Prepaid expenses are payments made for goods or services to be received in the future. When a company pays for insurance, rent, or other services in advance, the expense is initially recorded as an asset. As the service period elapses, the expense is recognized incrementally. A reversing entry is then used at the beginning of the next accounting period to reset the prepaid expense account. This allows for the correct portion of the prepaid expense to be recognized in the new period without the risk of double-counting the expense.

Unearned Revenues

Unearned revenues occur when a company receives payment for goods or services that have yet to be delivered or performed. This payment is recorded as a liability because it represents an obligation to provide the service or product in the future. As the company fulfills its obligation, the liability is reduced, and the revenue is recognized. A reversing entry is made to ensure that when the service or product is actually delivered, the revenue is recorded in the proper period. This process helps in accurately reporting the company’s liabilities and revenues and in adhering to the revenue recognition principle.
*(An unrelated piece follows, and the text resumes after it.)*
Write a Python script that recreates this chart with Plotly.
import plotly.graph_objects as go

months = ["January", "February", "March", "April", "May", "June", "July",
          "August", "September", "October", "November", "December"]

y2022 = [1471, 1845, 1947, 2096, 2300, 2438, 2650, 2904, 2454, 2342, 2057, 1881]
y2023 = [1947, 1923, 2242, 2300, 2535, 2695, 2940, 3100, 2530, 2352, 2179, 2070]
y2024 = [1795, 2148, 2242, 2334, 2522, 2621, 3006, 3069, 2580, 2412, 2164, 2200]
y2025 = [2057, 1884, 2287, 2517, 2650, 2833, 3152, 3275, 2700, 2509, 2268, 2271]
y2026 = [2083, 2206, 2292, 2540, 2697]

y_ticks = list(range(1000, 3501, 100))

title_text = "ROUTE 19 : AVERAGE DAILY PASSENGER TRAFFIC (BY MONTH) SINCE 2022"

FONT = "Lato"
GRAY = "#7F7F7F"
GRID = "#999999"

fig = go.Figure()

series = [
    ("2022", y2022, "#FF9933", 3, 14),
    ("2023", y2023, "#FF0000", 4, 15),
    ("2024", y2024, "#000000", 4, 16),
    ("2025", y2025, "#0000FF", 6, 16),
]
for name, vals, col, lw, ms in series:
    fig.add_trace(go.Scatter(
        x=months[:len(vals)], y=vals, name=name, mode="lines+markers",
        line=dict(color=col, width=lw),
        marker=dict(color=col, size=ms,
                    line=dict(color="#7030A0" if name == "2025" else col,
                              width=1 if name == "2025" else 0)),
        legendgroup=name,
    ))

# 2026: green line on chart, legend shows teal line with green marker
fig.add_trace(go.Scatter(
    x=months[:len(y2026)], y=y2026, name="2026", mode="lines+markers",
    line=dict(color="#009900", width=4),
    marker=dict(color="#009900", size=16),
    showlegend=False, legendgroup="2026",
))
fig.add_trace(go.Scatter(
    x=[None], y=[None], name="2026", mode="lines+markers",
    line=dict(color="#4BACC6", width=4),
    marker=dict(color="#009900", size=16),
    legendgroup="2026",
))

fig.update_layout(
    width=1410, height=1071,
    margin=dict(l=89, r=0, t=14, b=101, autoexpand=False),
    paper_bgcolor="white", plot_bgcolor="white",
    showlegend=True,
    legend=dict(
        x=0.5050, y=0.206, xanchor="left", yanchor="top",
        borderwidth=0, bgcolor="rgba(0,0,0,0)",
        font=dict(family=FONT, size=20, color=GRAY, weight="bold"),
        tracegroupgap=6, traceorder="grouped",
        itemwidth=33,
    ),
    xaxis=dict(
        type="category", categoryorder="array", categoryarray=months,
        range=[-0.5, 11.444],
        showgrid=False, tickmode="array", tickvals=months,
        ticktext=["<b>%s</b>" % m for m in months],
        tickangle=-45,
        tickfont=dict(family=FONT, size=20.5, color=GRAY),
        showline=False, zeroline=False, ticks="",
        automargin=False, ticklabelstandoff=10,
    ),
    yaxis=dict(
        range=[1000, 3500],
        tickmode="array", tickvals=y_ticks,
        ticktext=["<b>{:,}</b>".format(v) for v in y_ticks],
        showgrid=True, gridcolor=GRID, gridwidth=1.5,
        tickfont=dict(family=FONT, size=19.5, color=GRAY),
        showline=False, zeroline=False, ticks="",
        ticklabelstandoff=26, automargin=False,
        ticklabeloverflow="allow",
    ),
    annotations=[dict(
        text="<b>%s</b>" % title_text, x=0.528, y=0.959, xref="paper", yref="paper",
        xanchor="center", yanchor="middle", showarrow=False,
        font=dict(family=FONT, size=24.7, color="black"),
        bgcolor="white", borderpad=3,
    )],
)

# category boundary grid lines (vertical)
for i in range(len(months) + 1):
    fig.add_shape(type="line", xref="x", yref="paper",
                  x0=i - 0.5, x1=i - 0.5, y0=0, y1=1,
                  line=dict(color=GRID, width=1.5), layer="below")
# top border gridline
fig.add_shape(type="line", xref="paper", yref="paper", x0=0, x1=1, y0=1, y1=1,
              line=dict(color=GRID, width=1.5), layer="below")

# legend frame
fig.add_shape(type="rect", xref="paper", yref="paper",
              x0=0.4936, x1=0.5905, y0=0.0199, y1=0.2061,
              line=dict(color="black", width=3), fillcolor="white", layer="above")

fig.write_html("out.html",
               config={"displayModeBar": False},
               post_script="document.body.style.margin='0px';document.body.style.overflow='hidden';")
Benefits of Reversing Entries

Reversing entries offer several advantages that enhance the efficiency and reliability of the accounting process. They simplify the work of accountants and auditors by providing a clear trail of transactions across different periods. This clarity is particularly beneficial during the audit process, where verifying the timing and accuracy of income and expenses is imperative. Auditors can quickly ascertain that the revenues and expenses are recorded in the appropriate periods, reducing the time needed for audit procedures and increasing the confidence in the financial statements.

The practice of making reversing entries also contributes to operational efficiency within the accounting department. By automating the reversal of adjusting entries, accountants can allocate their time to more analytical tasks, such as variance analysis and financial forecasting. This shift from manual entry work to higher-level analysis can lead to more informed decision-making and strategic financial planning. Moreover, the reduced risk of errors from manual data entry enhances the overall reliability of financial data, which is a significant factor for stakeholders who depend on accurate financial reporting.

Additionally, reversing entries support the consistency of financial data, which is particularly important for internal management. Managers rely on consistent and accurate financial information to make day-to-day business decisions. By ensuring that income and expenses are matched with the period in which they occur, reversing entries provide managers with a more accurate picture of the company’s financial performance. This accurate portrayal is instrumental in budgeting, forecasting, and evaluating the company’s financial health.

Avoiding Mistakes with Reversing Entries

To prevent errors when implementing reversing entries, it is important to have a thorough understanding of the nature and timing of the transactions that necessitate such entries. Accountants must exercise due diligence in identifying the transactions from the previous period that require reversal. This often involves a detailed review of the adjusting entries made at the end of the period to ensure that only the appropriate entries are reversed.

Maintaining a detailed checklist or utilizing accounting software that flags transactions for potential reversal can help in this process. This proactive approach allows for a systematic review of the ledger, reducing the likelihood of overlooking an entry that should be reversed. Additionally, it is beneficial to establish a consistent routine for reviewing and processing reversing entries, such as setting a specific time each month or at the beginning of the accounting period. This routine helps to embed the process into the regular workflow, making it less likely to be forgotten or mishandled.

Training and clear communication within the accounting team are also instrumental in avoiding mistakes. Ensuring that all team members understand the purpose and process of reversing entries can lead to better compliance and fewer errors. Regular training sessions can keep the team updated on best practices and any changes in accounting standards that may affect the process of reversing entries.